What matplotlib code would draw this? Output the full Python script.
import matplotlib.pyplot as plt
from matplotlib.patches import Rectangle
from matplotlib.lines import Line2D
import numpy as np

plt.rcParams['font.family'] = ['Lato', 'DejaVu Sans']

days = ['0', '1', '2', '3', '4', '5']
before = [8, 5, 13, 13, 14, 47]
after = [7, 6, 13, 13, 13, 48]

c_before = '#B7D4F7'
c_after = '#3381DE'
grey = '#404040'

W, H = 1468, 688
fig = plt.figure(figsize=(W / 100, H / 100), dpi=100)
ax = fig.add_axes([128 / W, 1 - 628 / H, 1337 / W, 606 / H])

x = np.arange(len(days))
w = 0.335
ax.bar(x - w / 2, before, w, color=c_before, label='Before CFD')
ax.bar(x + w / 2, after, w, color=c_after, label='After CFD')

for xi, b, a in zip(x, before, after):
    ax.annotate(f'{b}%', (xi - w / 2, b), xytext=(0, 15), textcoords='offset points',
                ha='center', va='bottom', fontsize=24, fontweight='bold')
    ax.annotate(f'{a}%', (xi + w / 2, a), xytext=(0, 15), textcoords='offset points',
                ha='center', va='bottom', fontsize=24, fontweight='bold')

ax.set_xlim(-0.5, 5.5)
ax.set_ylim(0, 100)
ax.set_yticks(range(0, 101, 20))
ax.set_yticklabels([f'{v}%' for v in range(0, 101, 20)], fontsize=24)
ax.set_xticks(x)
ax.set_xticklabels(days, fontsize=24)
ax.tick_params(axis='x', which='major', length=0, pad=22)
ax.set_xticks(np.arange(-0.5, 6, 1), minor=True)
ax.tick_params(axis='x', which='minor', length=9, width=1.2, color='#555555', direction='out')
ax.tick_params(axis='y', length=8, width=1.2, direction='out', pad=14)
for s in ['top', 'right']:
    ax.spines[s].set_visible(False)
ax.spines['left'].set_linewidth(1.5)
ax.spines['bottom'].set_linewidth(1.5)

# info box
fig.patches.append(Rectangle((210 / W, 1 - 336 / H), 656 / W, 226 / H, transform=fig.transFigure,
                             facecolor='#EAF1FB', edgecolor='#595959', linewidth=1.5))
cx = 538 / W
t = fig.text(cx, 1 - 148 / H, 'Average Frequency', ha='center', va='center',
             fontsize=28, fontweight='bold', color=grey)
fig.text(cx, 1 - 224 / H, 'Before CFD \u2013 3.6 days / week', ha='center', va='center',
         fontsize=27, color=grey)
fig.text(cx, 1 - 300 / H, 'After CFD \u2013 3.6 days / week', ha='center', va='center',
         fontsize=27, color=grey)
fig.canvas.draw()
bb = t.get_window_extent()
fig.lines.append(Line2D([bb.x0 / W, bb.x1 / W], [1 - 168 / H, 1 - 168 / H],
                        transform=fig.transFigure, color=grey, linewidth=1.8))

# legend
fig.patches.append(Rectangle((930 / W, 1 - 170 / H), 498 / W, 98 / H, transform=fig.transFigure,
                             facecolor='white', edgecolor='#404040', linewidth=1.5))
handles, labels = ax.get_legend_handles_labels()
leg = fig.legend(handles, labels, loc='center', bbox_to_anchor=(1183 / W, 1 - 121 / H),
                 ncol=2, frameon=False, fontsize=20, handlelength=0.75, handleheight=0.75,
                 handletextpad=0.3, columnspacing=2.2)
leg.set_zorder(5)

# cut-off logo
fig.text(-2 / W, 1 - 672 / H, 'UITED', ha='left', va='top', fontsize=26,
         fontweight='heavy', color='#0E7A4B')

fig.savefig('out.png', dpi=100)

━━━━━━━━

- **TASK GOAL**
Reproduce exactly, please, only the lines from the start of the data above to the line that contains "ax = fig.add_axes([128", with both ends kept.

- **COMPLETED TASK**
What matplotlib code would draw this? Output the full Python script.
import matplotlib.pyplot as plt
from matplotlib.patches import Rectangle
from matplotlib.lines import Line2D
import numpy as np

plt.rcParams['font.family'] = ['Lato', 'DejaVu Sans']

days = ['0', '1', '2', '3', '4', '5']
before = [8, 5, 13, 13, 14, 47]
after = [7, 6, 13, 13, 13, 48]

c_before = '#B7D4F7'
c_after = '#3381DE'
grey = '#404040'

W, H = 1468, 688
fig = plt.figure(figsize=(W / 100, H / 100), dpi=100)
ax = fig.add_axes([128 / W, 1 - 628 / H, 1337 / W, 606 / H])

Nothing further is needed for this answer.